Now she has written a book. I wish she hadn't.

The Judds are well represented in the publishing industry: Mom has self-help, cookbooks, and a delusional memoir; Wynonna has an autobiography; there are books about the Judd clan and Ashley. Now Ashley gets into the act with All That Is Bitter and Sweet: A Memoir (Ballantine), in which she talks about her troubled childhood and depression, but mostly about her work with the PSI, which her memoir really exists to support. Still, there are small bits of subtle show biz gossip to glean:

• Though Southern by trade and inclination, Ashley was actually born in California. Her parents are Michael and Diana Ciminella, but they divorced in 1972, and Diana soon became Naomi Judd. Michael is not the father of her older sister Christina (AKA Wynonna), however—Mom got pregnant from another kid in high school in Kentucky, and married unloved suitor Michael for security. Both sides of her parents' families are rife with such soap opera events as gambling, murder, fatal illnesses, and incest.

• One of mom's live-in boyfriends was an aspiring actor with a criminal record, a heroin addict who used to "knock us girls around." He was later jailed on a parole violation.

• Ashley was molested by a small town businessman who "offered me a quarter for the pinball machine at the pizza place if I'd sit on his lap," and then Frenched her.

• When she was 16, she played around with her mom's gun, contemplating suicide.

• Before getting famous, Naomi talked herself and Wynonna onto Merle Haggard's tour bus as groupies.

• As an aspiring model for two months in Japan, Ashley was molested by her boss, raped by a "creepy Frenchman," and pressured unsuccessfully by a male model to give him a blowjob.

• The Judds' manager is a guy named Ken Stilts. "Daddy Ken, as we all called him, was a condescending, hard drinking patriarchal figure who always had to be right." He publically humiliated Wynonna for getting a tattoo.
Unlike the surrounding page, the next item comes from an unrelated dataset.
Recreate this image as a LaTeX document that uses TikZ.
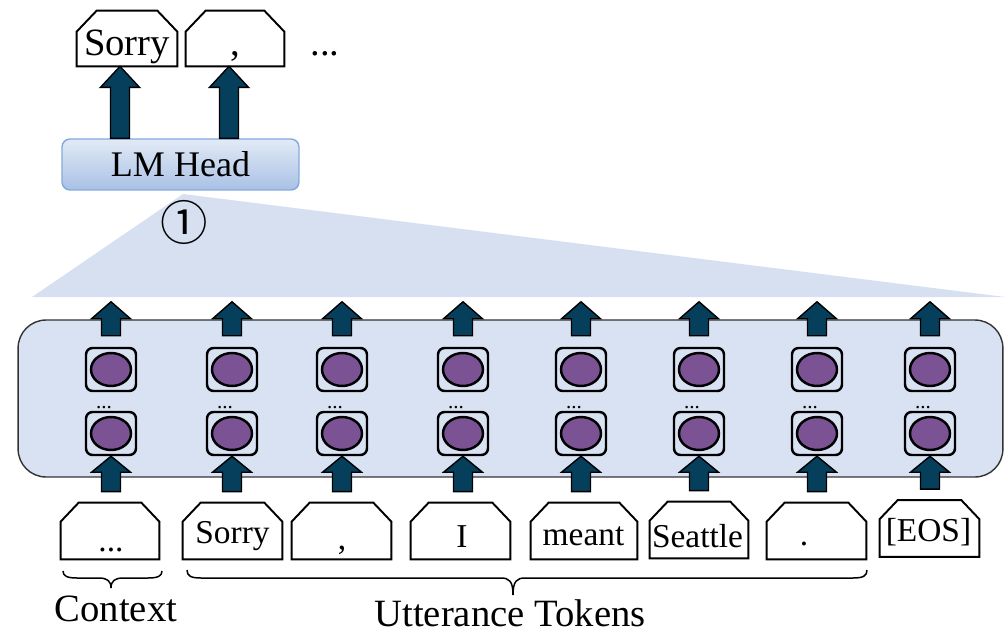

The bulk of Bitter is Judd's Angelina Jolie-esque globe-trotting public service work, and festooned with quotes from Kahlil Gibran and Gandhi and her thoughts on Christianity, yoga, and depression. There are also many trivial passages: She spends two or three pages on a lost cat named Percy. Ms Judd's memoir is, perhaps, a reminder that it;s usually best to "know" your favorite stars only through the screen.